= Work instructions =
All of the data should be repeated exactly; pictures are not part of the copy.
--- start Information shown ---
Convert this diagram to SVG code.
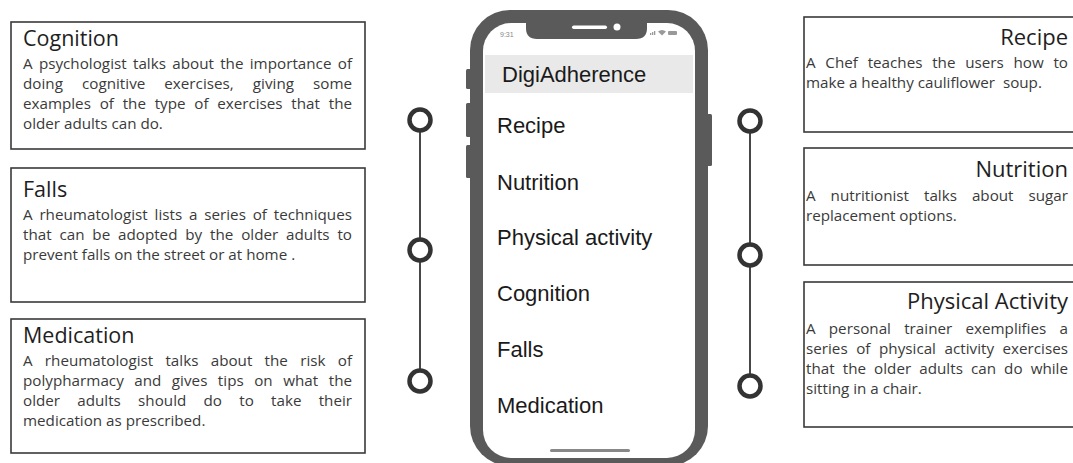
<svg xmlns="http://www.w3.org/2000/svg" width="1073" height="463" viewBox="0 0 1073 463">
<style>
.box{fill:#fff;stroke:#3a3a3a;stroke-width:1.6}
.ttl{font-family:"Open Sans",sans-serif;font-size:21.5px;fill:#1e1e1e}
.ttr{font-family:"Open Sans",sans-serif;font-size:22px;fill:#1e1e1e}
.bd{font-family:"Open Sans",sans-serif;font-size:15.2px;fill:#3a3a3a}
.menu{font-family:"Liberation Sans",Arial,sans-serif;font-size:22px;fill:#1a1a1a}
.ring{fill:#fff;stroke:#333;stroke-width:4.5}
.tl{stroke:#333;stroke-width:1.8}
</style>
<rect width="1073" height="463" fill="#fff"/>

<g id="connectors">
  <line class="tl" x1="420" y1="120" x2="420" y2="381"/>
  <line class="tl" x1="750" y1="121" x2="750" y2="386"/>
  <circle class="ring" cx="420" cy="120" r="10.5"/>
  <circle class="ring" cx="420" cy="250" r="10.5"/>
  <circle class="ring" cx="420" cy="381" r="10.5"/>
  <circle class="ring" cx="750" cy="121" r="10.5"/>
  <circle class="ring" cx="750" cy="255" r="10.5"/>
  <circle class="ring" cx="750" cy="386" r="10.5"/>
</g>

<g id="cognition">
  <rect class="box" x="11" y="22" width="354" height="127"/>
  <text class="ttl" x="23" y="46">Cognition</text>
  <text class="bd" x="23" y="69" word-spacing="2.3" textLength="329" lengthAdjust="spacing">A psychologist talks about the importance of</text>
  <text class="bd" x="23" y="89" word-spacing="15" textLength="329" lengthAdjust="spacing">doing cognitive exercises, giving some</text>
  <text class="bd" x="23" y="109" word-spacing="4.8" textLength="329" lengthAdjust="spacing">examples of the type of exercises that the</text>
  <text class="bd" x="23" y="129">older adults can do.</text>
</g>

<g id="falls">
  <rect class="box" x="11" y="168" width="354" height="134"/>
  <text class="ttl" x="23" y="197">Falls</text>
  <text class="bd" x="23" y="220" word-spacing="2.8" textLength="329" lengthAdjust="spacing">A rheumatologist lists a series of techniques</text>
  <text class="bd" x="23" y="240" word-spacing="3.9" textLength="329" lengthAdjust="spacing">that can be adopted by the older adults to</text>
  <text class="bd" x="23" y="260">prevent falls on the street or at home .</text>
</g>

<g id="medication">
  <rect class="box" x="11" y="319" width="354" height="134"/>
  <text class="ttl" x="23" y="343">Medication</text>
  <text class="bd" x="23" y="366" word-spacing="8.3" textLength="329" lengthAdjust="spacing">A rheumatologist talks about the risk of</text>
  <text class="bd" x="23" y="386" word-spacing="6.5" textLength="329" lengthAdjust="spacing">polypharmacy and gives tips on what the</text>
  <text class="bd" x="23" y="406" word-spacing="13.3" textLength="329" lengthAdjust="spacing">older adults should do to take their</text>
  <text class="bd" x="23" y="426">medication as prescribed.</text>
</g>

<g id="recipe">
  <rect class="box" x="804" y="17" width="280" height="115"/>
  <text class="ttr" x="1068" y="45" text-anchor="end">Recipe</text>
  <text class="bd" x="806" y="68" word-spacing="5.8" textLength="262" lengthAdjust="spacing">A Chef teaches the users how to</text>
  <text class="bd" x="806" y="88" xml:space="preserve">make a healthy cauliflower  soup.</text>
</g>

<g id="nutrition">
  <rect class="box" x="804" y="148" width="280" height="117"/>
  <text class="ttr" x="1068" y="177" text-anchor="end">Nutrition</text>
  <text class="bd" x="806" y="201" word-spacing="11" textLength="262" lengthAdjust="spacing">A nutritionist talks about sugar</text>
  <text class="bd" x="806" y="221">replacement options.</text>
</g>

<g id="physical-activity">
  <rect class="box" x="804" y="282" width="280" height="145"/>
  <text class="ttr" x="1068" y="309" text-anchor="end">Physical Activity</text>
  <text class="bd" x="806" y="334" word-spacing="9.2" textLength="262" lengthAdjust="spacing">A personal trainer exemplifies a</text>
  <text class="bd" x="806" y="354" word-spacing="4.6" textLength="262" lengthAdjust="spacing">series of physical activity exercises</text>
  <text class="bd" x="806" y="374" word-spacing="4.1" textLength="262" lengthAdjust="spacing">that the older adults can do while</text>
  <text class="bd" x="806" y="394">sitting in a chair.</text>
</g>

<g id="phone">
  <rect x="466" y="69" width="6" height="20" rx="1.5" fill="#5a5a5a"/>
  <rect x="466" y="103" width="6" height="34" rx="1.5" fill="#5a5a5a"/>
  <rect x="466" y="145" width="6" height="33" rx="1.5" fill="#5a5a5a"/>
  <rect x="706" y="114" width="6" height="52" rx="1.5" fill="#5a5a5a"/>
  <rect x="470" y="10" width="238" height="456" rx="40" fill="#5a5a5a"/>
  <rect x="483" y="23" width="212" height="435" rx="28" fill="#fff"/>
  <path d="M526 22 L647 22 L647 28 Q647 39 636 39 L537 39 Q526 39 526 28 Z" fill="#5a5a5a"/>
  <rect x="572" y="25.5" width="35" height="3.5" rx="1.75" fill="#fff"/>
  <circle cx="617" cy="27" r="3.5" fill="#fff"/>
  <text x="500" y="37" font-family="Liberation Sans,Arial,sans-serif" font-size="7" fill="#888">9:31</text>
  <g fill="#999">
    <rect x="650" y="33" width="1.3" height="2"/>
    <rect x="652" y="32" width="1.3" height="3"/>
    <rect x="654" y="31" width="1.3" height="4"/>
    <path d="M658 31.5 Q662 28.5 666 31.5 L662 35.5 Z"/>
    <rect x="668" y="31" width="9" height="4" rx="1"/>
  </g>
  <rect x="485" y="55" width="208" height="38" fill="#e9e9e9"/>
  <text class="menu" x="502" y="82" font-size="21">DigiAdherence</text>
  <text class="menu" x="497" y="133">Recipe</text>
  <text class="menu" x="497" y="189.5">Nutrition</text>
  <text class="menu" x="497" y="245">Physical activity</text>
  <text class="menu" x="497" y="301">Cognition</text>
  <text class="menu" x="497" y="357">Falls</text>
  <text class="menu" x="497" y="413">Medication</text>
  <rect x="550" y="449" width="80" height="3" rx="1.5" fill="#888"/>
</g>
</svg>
--- end Information shown ---
= Expected output =
Convert this diagram to SVG code.
<svg xmlns="http://www.w3.org/2000/svg" width="1073" height="463" viewBox="0 0 1073 463">
<style>
.box{fill:#fff;stroke:#3a3a3a;stroke-width:1.6}
.ttl{font-family:"Open Sans",sans-serif;font-size:21.5px;fill:#1e1e1e}
.ttr{font-family:"Open Sans",sans-serif;font-size:22px;fill:#1e1e1e}
.bd{font-family:"Open Sans",sans-serif;font-size:15.2px;fill:#3a3a3a}
.menu{font-family:"Liberation Sans",Arial,sans-serif;font-size:22px;fill:#1a1a1a}
.ring{fill:#fff;stroke:#333;stroke-width:4.5}
.tl{stroke:#333;stroke-width:1.8}
</style>
<rect width="1073" height="463" fill="#fff"/>

<g id="connectors">
  <line class="tl" x1="420" y1="120" x2="420" y2="381"/>
  <line class="tl" x1="750" y1="121" x2="750" y2="386"/>
  <circle class="ring" cx="420" cy="120" r="10.5"/>
  <circle class="ring" cx="420" cy="250" r="10.5"/>
  <circle class="ring" cx="420" cy="381" r="10.5"/>
  <circle class="ring" cx="750" cy="121" r="10.5"/>
  <circle class="ring" cx="750" cy="255" r="10.5"/>
  <circle class="ring" cx="750" cy="386" r="10.5"/>
</g>

<g id="cognition">
  <rect class="box" x="11" y="22" width="354" height="127"/>
  <text class="ttl" x="23" y="46">Cognition</text>
  <text class="bd" x="23" y="69" word-spacing="2.3" textLength="329" lengthAdjust="spacing">A psychologist talks about the importance of</text>
  <text class="bd" x="23" y="89" word-spacing="15" textLength="329" lengthAdjust="spacing">doing cognitive exercises, giving some</text>
  <text class="bd" x="23" y="109" word-spacing="4.8" textLength="329" lengthAdjust="spacing">examples of the type of exercises that the</text>
  <text class="bd" x="23" y="129">older adults can do.</text>
</g>

<g id="falls">
  <rect class="box" x="11" y="168" width="354" height="134"/>
  <text class="ttl" x="23" y="197">Falls</text>
  <text class="bd" x="23" y="220" word-spacing="2.8" textLength="329" lengthAdjust="spacing">A rheumatologist lists a series of techniques</text>
  <text class="bd" x="23" y="240" word-spacing="3.9" textLength="329" lengthAdjust="spacing">that can be adopted by the older adults to</text>
  <text class="bd" x="23" y="260">prevent falls on the street or at home .</text>
</g>

<g id="medication">
  <rect class="box" x="11" y="319" width="354" height="134"/>
  <text class="ttl" x="23" y="343">Medication</text>
  <text class="bd" x="23" y="366" word-spacing="8.3" textLength="329" lengthAdjust="spacing">A rheumatologist talks about the risk of</text>
  <text class="bd" x="23" y="386" word-spacing="6.5" textLength="329" lengthAdjust="spacing">polypharmacy and gives tips on what the</text>
  <text class="bd" x="23" y="406" word-spacing="13.3" textLength="329" lengthAdjust="spacing">older adults should do to take their</text>
  <text class="bd" x="23" y="426">medication as prescribed.</text>
</g>

<g id="recipe">
  <rect class="box" x="804" y="17" width="280" height="115"/>
  <text class="ttr" x="1068" y="45" text-anchor="end">Recipe</text>
  <text class="bd" x="806" y="68" word-spacing="5.8" textLength="262" lengthAdjust="spacing">A Chef teaches the users how to</text>
  <text class="bd" x="806" y="88" xml:space="preserve">make a healthy cauliflower  soup.</text>
</g>

<g id="nutrition">
  <rect class="box" x="804" y="148" width="280" height="117"/>
  <text class="ttr" x="1068" y="177" text-anchor="end">Nutrition</text>
  <text class="bd" x="806" y="201" word-spacing="11" textLength="262" lengthAdjust="spacing">A nutritionist talks about sugar</text>
  <text class="bd" x="806" y="221">replacement options.</text>
</g>

<g id="physical-activity">
  <rect class="box" x="804" y="282" width="280" height="145"/>
  <text class="ttr" x="1068" y="309" text-anchor="end">Physical Activity</text>
  <text class="bd" x="806" y="334" word-spacing="9.2" textLength="262" lengthAdjust="spacing">A personal trainer exemplifies a</text>
  <text class="bd" x="806" y="354" word-spacing="4.6" textLength="262" lengthAdjust="spacing">series of physical activity exercises</text>
  <text class="bd" x="806" y="374" word-spacing="4.1" textLength="262" lengthAdjust="spacing">that the older adults can do while</text>
  <text class="bd" x="806" y="394">sitting in a chair.</text>
</g>

<g id="phone">
  <rect x="466" y="69" width="6" height="20" rx="1.5" fill="#5a5a5a"/>
  <rect x="466" y="103" width="6" height="34" rx="1.5" fill="#5a5a5a"/>
  <rect x="466" y="145" width="6" height="33" rx="1.5" fill="#5a5a5a"/>
  <rect x="706" y="114" width="6" height="52" rx="1.5" fill="#5a5a5a"/>
  <rect x="470" y="10" width="238" height="456" rx="40" fill="#5a5a5a"/>
  <rect x="483" y="23" width="212" height="435" rx="28" fill="#fff"/>
  <path d="M526 22 L647 22 L647 28 Q647 39 636 39 L537 39 Q526 39 526 28 Z" fill="#5a5a5a"/>
  <rect x="572" y="25.5" width="35" height="3.5" rx="1.75" fill="#fff"/>
  <circle cx="617" cy="27" r="3.5" fill="#fff"/>
  <text x="500" y="37" font-family="Liberation Sans,Arial,sans-serif" font-size="7" fill="#888">9:31</text>
  <g fill="#999">
    <rect x="650" y="33" width="1.3" height="2"/>
    <rect x="652" y="32" width="1.3" height="3"/>
    <rect x="654" y="31" width="1.3" height="4"/>
    <path d="M658 31.5 Q662 28.5 666 31.5 L662 35.5 Z"/>
    <rect x="668" y="31" width="9" height="4" rx="1"/>
  </g>
  <rect x="485" y="55" width="208" height="38" fill="#e9e9e9"/>
  <text class="menu" x="502" y="82" font-size="21">DigiAdherence</text>
  <text class="menu" x="497" y="133">Recipe</text>
  <text class="menu" x="497" y="189.5">Nutrition</text>
  <text class="menu" x="497" y="245">Physical activity</text>
  <text class="menu" x="497" y="301">Cognition</text>
  <text class="menu" x="497" y="357">Falls</text>
  <text class="menu" x="497" y="413">Medication</text>
  <rect x="550" y="449" width="80" height="3" rx="1.5" fill="#888"/>
</g>
</svg>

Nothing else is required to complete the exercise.